The Durability of the Effect of an Optimal Spaced Learning Method, the Modified Low-First Method:

Demonstration and Development of a Predictive Model

Abstract

The first purpose of this study was to demonstrate the durability of spacing effects produced by the Modified Low-First Method. The Modified Low-First Method is an optimal spaced learning method which was derived from a reactivation theory of spacing effects and was designed to be effective by setting as advantageous spaces as possible for all items and for any learners with various working memory capacities. It consists of three principles; the first is to sort all items by their probabilities of recall in ascending order at the end of each learning session for the subsequent session, and the second is to omit items whose probabilities of recall have reached a certain level, and the third is to transit to a new learning session when the number of unrecalled items in a session have reached a certain number.

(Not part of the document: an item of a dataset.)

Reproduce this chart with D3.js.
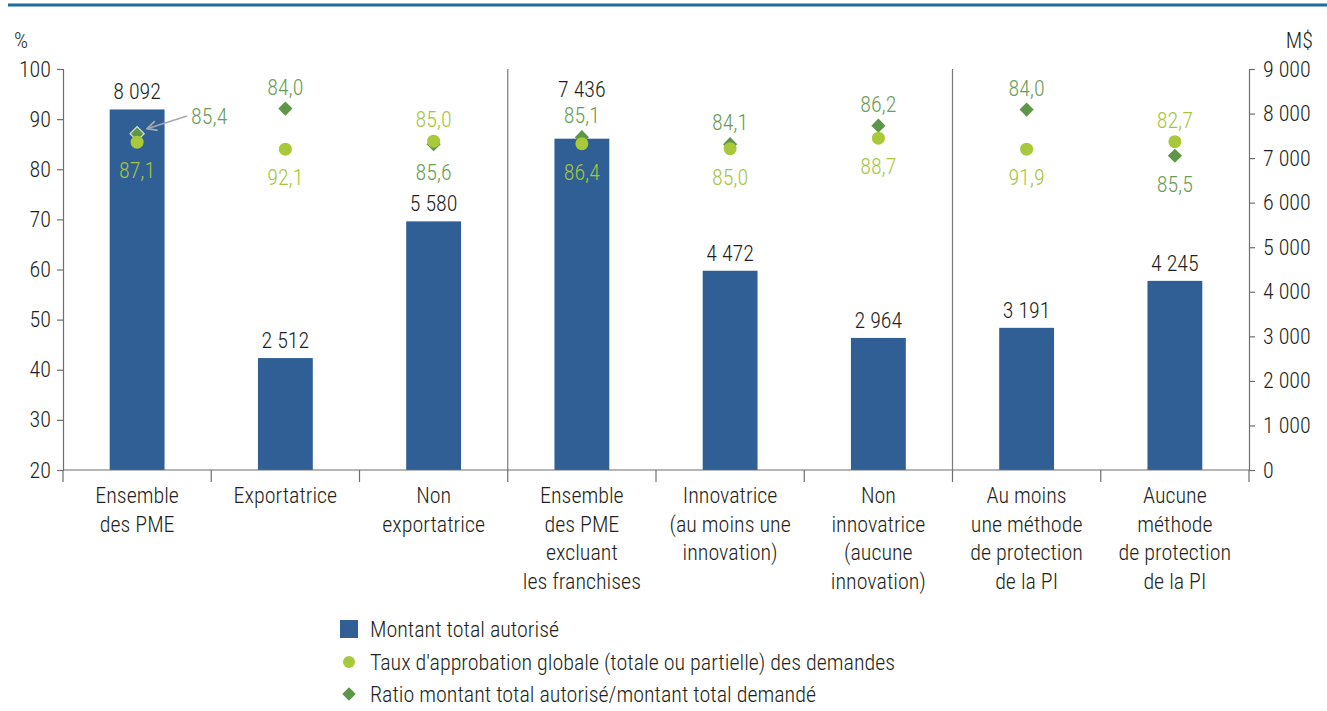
<!DOCTYPE html>
<html>
<head>
<meta charset="utf-8">
<script src="https://cdn.jsdelivr.net/npm/d3@7"></script>
<style>
  html, body { margin: 0; padding: 0; background: #fff; }
  svg { display: block; }
  text { font-family: "Roboto Condensed", "Roboto", "Liberation Sans", sans-serif; font-stretch: condensed; font-weight: 300; fill: #231f20; }
</style>
</head>
<body>
<svg id="chart" width="1327" height="711"></svg>
<script>
// ---- Data ----
const categories = [
  ["Ensemble", "des PME"],
  ["Exportatrice"],
  ["Non", "exportatrice"],
  ["Ensemble", "des PME", "excluant", "les franchises"],
  ["Innovatrice", "(au moins une", "innovation)"],
  ["Non", "innovatrice", "(aucune", "innovation)"],
  ["Au moins", "une méthode", "de protection", "de la PI"],
  ["Aucune", "méthode", "de protection", "de la PI"]
];
const amounts = [8092, 2512, 5580, 7436, 4472, 2964, 3191, 4245];          // M$ (right axis)
// Marker values as placed in the reference (left axis, %)
const circleValues  = [85.4, 84.0, 85.6, 85.1, 84.1, 86.2, 84.0, 85.5];
const diamondValues = [87.1, 92.1, 85.0, 86.4, 85.0, 88.7, 91.9, 82.7];
// Labels printed next to each marker in the reference
const circleLabels  = ["87,1", "92,1", "85,0", "86,4", "85,0", "88,7", "91,9", "82,7"];
const diamondLabels = ["85,4", "84,0", "85,6", "85,1", "84,1", "86,2", "84,0", "85,5"];
const leftTicks  = [20, 30, 40, 50, 60, 70, 80, 90, 100];
const rightTicks = [0, 1000, 2000, 3000, 4000, 5000, 6000, 7000, 8000, 9000];
const groupSeparators = [3, 6];
const legendItems = [
  "Montant total autorisé",
  "Taux d'approbation globale (totale ou partielle) des demandes",
  "Ratio montant total autorisé/montant total demandé"
];

// ---- Styles ----
const barColor = "#2f5f94";
const lightGreen = "#a9c83a";
const darkGreen = "#5d9646";
const lightText = "#a6c63d";
const darkText = "#6a9c55";
const axisColor = "#6d6e71";
const FS = 22;
const fmt = v => d3.format(",")(v).replace(/,/g, " ");

const svg = d3.select("#chart");
const mLeft = 63, mRight = 1249, mTop = 69, mBottom = 470;

const x = d3.scaleBand().domain(d3.range(categories.length)).range([mLeft, mRight]).paddingInner(0).paddingOuter(0);
const yL = d3.scaleLinear().domain([20, 100]).range([mBottom, mTop]);
const yR = d3.scaleLinear().domain([0, 9000]).range([mBottom, mTop]);
const barW = x.bandwidth() * 0.37;

// top rule
svg.append("line").attr("x1", 8).attr("x2", 1327).attr("y1", 5).attr("y2", 5)
  .attr("stroke", "#1f6b9c").attr("stroke-width", 3);

// separators
groupSeparators.forEach(i => {
  svg.append("line").attr("x1", x(i)).attr("x2", x(i)).attr("y1", mTop).attr("y2", mBottom)
    .attr("stroke", "#7a7a7a").attr("stroke-width", 1.2);
});

// bars
svg.selectAll("rect.bar").data(amounts).join("rect").attr("class", "bar")
  .attr("x", (d, i) => x(i) + x.bandwidth() / 2 - barW / 2)
  .attr("y", d => yR(d))
  .attr("width", barW)
  .attr("height", d => mBottom - yR(d))
  .attr("fill", barColor);

// left axis
const gL = svg.append("g").attr("transform", `translate(${mLeft},0)`)
  .call(d3.axisLeft(yL).tickValues(leftTicks).tickSize(6).tickPadding(6).tickFormat(d => d));
// right axis
const gR = svg.append("g").attr("transform", `translate(${mRight},0)`)
  .call(d3.axisRight(yR).tickValues(rightTicks).tickSize(6).tickPadding(8).tickFormat(d => fmt(d)));
[gL, gR].forEach(g => {
  g.attr("font-family", null);
  g.select(".domain").attr("stroke", axisColor).attr("stroke-width", 1.2);
  g.selectAll(".tick line").attr("stroke", axisColor).attr("stroke-width", 1.2);
  g.selectAll(".tick text").attr("font-size", FS).attr("fill", "#231f20");
});

// x axis line and boundary ticks
svg.append("line").attr("x1", mLeft).attr("x2", mRight).attr("y1", mBottom).attr("y2", mBottom)
  .attr("stroke", axisColor).attr("stroke-width", 1.2);
d3.range(categories.length + 1).forEach(i => {
  const xx = i < categories.length ? x(i) : mRight;
  svg.append("line").attr("x1", xx).attr("x2", xx).attr("y1", mBottom).attr("y2", mBottom + 12)
    .attr("stroke", axisColor).attr("stroke-width", 1.2);
});

// category labels
categories.forEach((lines, i) => {
  const t = svg.append("text").attr("text-anchor", "middle").attr("font-size", FS)
    .attr("x", x(i) + x.bandwidth() / 2).attr("y", 503);
  lines.forEach((l, j) => t.append("tspan").attr("x", x(i) + x.bandwidth() / 2).attr("dy", j === 0 ? 0 : 28.7).text(l));
});

// axis titles
svg.append("text").attr("x", 14).attr("y", 48).attr("font-size", FS).text("%");
svg.append("text").attr("x", 1313).attr("y", 48).attr("font-size", FS).attr("text-anchor", "end").text("M$");

// markers + labels
const diamond = d3.symbol().type(d3.symbolSquare).size(100);
const markerLabelYs = [];
categories.forEach((c, i) => {
  const cx = x(i) + x.bandwidth() / 2;
  const yc = yL(circleValues[i]);
  const yd = yL(diamondValues[i]);
  svg.append("path").attr("d", diamond())
    .attr("transform", `translate(${cx},${yd}) rotate(45)`)
    .attr("fill", darkGreen)
    .attr("stroke", i === 0 ? "#d9e3cf" : "none").attr("stroke-width", 1.2);
  svg.append("circle").attr("cx", cx).attr("cy", yc).attr("r", 6.5).attr("fill", lightGreen);

  const circleUpper = yc < yd;
  const upperY = Math.min(yc, yd), lowerY = Math.max(yc, yd);
  const aboveY = upperY - 14, belowY = lowerY + 36;
  const ys = [];
  const cy = circleUpper ? aboveY : belowY;
  ys.push(cy);
  svg.append("text").attr("x", cx).attr("text-anchor", "middle").attr("font-size", FS)
    .attr("y", cy).style("fill", lightText).text(circleLabels[i]);
  if (i === 0) {
    svg.append("text").attr("x", 191).attr("y", 124).attr("font-size", FS)
      .style("fill", darkText).text(diamondLabels[i]);
  } else {
    const dy = circleUpper ? belowY : aboveY;
    ys.push(dy);
    svg.append("text").attr("x", cx).attr("text-anchor", "middle").attr("font-size", FS)
      .attr("y", dy).style("fill", darkText).text(diamondLabels[i]);
  }
  markerLabelYs.push(ys);
});

// bar labels (lifted above marker labels when they would collide)
svg.selectAll("text.barlab").data(amounts).join("text").attr("class", "barlab")
  .attr("x", (d, i) => x(i) + x.bandwidth() / 2)
  .attr("y", (d, i) => {
    let y = yR(d) - 10;
    const ys = markerLabelYs[i];
    if (ys.some(v => Math.abs(v - y) < 22)) y = Math.min(...ys) - 26;
    return y;
  })
  .attr("text-anchor", "middle").attr("font-size", FS)
  .text(d => fmt(d));

// arrow annotation for first category
svg.append("defs").append("marker").attr("id", "arr").attr("viewBox", "0 0 10 10")
  .attr("refX", 9).attr("refY", 5).attr("markerWidth", 8).attr("markerHeight", 8).attr("orient", "auto")
  .append("path").attr("d", "M1,1 L9,5 L1,9").attr("fill", "none").attr("stroke", "#a7a9ac").attr("stroke-width", 1.5);
svg.append("line").attr("x1", 187).attr("y1", 116).attr("x2", x(0) + x.bandwidth() / 2 + 10).attr("y2", yL(diamondValues[0]) - 5)
  .attr("stroke", "#a7a9ac").attr("stroke-width", 1.5).attr("marker-end", "url(#arr)");

// legend
const lg = svg.append("g").attr("transform", "translate(340,0)");
lg.append("rect").attr("x", 0).attr("y", 620).attr("width", 18).attr("height", 18).attr("fill", barColor);
lg.append("circle").attr("cx", 9).attr("cy", 662).attr("r", 6).attr("fill", lightGreen);
lg.append("path").attr("d", d3.symbol().type(d3.symbolSquare).size(90)())
  .attr("transform", "translate(9,694) rotate(45)").attr("fill", darkGreen);
legendItems.forEach((t, i) => {
  lg.append("text").attr("x", 30).attr("y", [637, 670, 702][i]).attr("font-size", FS).text(t);
});
</script>
</body>
</html>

The second purpose of this study was to extend a reactivation model to be able to predict probabilities of delayed recall by incorporating a forgetting function into the previous model. In Experiment, the probabilities of delayed recall in the control condition with simple repetition method and in the experimental condition with the Modified Low-First Method were compared. The result indicated that the Modified Low-First Method was constantly more effective than the former for as many as 14 days. In Simulation, a forgetting power function derived from the experimental data was incorporated into the existent model, and the experiment was simulated with it. The result showed that the estimated probabilities of delayed recall approximated closely to the experimental data, indicating the adequacy of the extended reactivation model.